§ GOAL:
Everything from the first line of the data below through the line that contains "1.23680, 1.23472, 1.23215, 1.22914]" should be written out exactly, please, and nothing more; the pictures stay out.
┌────────
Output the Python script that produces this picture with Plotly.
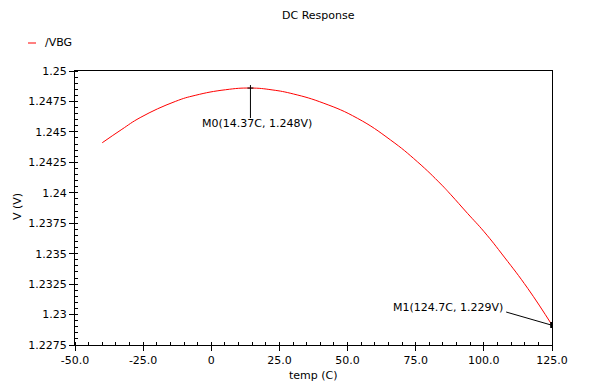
import plotly.graph_objects as go

# ---- data ----
temp = [-40, -32.8, -26.1, -13.2, -5.9, 5.2, 14.4, 22.3, 30.2, 41.3, 53.6,
        65.8, 75.6, 84.2, 87.9, 94.0, 100.1, 107.5, 116.1, 125]
vbg = [1.24411, 1.24521, 1.24617, 1.24750, 1.24800, 1.24846, 1.24860, 1.24845,
       1.24811, 1.24735, 1.24612, 1.24433, 1.24255, 1.24072, 1.23984, 1.23831,
       1.23680, 1.23472, 1.23215, 1.22914]

x_ticks = [-50, -25, 0, 25, 50, 75, 100, 125]
x_tick_labels = ["-50.0", "-25.0", "0", "25.0", "50.0", "75.0", "100.0", "125.0"]
y_ticks = [1.2275, 1.23, 1.2325, 1.235, 1.2375, 1.24, 1.2425, 1.245, 1.2475, 1.25]
y_tick_labels = ["1.2275", "1.23", "1.2325", "1.235", "1.2375", "1.24",
                 "1.2425", "1.245", "1.2475", "1.25"]

marker_temp = [14.37, 124.7]
marker_volt = [1.24860, 1.22914]
marker_labels = ["M0(14.37C, 1.248V)", "M1(124.7C, 1.229V)"]

series_name = "/VBG"
title_text = "DC Response"
x_title = "temp (C)"
y_title = "V (V)"

# ---- layout geometry (page pixels; the page body adds an 8px offset) ----
OFF = 8
PAGE_W, PAGE_H = 591, 389
W, H = PAGE_W - OFF, PAGE_H - OFF
PL, PR, PT, PB = 75, 552, 71, 345          # plot area edges in page pixels
L, T = PL - OFF, PT - OFF
R = W - (PR - OFF)
B = H - (PB - OFF)
PW, PH = PR - PL, PB - PT


def px(xp):
    return (xp - PL) / PW


def py(yp):
    return (PB - yp) / PH


FONT = "DejaVu Sans"

fig = go.Figure()
fig.add_trace(go.Scatter(x=temp, y=vbg, mode="lines", name=series_name,
                         line=dict(color="#ff0000", width=1, shape="spline", smoothing=1.3),
                         showlegend=False, hoverinfo="skip"))

axis_common = dict(showgrid=False, zeroline=False, showline=True, linecolor="black",
                   linewidth=1, mirror=True, ticks="outside", ticklen=5, tickwidth=1,
                   tickcolor="black", tickfont=dict(family=FONT, size=11, color="black"))

fig.update_xaxes(range=[-50, 125], tickvals=x_ticks, ticktext=x_tick_labels,
                 minor=dict(dtick=5, tick0=0, ticks="inside", ticklen=3, tickcolor="black"),
                 **axis_common)
fig.update_yaxes(range=[1.2275, 1.25], tickvals=y_ticks, ticktext=y_tick_labels,
                 minor=dict(dtick=0.0005, tick0=1.2275, ticks="inside", ticklen=3,
                            tickcolor="black"),
                 **axis_common)

shapes = []
# legend line
shapes.append(dict(type="line", xref="paper", yref="paper", x0=px(28), x1=px(36),
                   y0=py(43), y1=py(43), line=dict(color="#ff0000", width=1)))
# M0 marker: vertical leader + crosshair
shapes.append(dict(type="line", xref="x", yref="y", xsizemode="scaled",
                   ysizemode="pixel", yanchor=marker_volt[0],
                   x0=marker_temp[0], x1=marker_temp[0], y0=3, y1=-30,
                   line=dict(color="black", width=1)))
shapes.append(dict(type="line", xref="x", yref="y", xsizemode="pixel",
                   xanchor=marker_temp[0], ysizemode="pixel", yanchor=marker_volt[0],
                   x0=-3, x1=3, y0=0, y1=0, line=dict(color="black", width=1)))
# M1 marker: slanted leader + crosshair
shapes.append(dict(type="line", xref="x", yref="y", xsizemode="pixel",
                   xanchor=marker_temp[1], ysizemode="pixel", yanchor=marker_volt[1],
                   x0=-45, y0=13, x1=0, y1=0, line=dict(color="black", width=1)))
shapes.append(dict(type="line", xref="x", yref="y", xsizemode="pixel",
                   xanchor=marker_temp[1], ysizemode="pixel", yanchor=marker_volt[1],
                   x0=0, x1=0, y0=3, y1=-3, line=dict(color="black", width=2)))

annotations = [
    dict(text=title_text, xref="paper", yref="paper", x=px(318), y=py(15),
         showarrow=False, xanchor="center", yanchor="middle",
         font=dict(family=FONT, size=11, color="black")),
    dict(text=series_name, xref="paper", yref="paper", x=px(43), y=py(43),
         showarrow=False, xanchor="left", yanchor="middle",
         font=dict(family=FONT, size=11, color="black")),
    dict(text=y_title, xref="paper", yref="paper", x=px(17), y=py(207),
         showarrow=False, xanchor="center", yanchor="middle", textangle=-90,
         font=dict(family=FONT, size=11, color="black")),
    dict(text=x_title, xref="paper", yref="paper", x=px(313), y=py(375),
         showarrow=False, xanchor="center", yanchor="middle",
         font=dict(family=FONT, size=11, color="black")),
    dict(text=marker_labels[0], xref="x", yref="y", x=marker_temp[0], y=marker_volt[0],
         xshift=-50, yshift=-35, showarrow=False, xanchor="left", yanchor="middle",
         font=dict(family=FONT, size=11, color="black")),
    dict(text=marker_labels[1], xref="x", yref="y", x=marker_temp[1], y=marker_volt[1],
         xshift=-46, yshift=18, showarrow=False, xanchor="right", yanchor="middle",
         font=dict(family=FONT, size=11, color="black")),
]

fig.update_layout(width=W, height=H, margin=dict(l=L, r=R, t=T, b=B, pad=0),
                  paper_bgcolor="white", plot_bgcolor="white",
                  shapes=shapes, annotations=annotations, showlegend=False)

fig.write_html("out.html")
└────────
§ RESULT:
Output the Python script that produces this picture with Plotly.
import plotly.graph_objects as go

# ---- data ----
temp = [-40, -32.8, -26.1, -13.2, -5.9, 5.2, 14.4, 22.3, 30.2, 41.3, 53.6,
        65.8, 75.6, 84.2, 87.9, 94.0, 100.1, 107.5, 116.1, 125]
vbg = [1.24411, 1.24521, 1.24617, 1.24750, 1.24800, 1.24846, 1.24860, 1.24845,
       1.24811, 1.24735, 1.24612, 1.24433, 1.24255, 1.24072, 1.23984, 1.23831,
       1.23680, 1.23472, 1.23215, 1.22914]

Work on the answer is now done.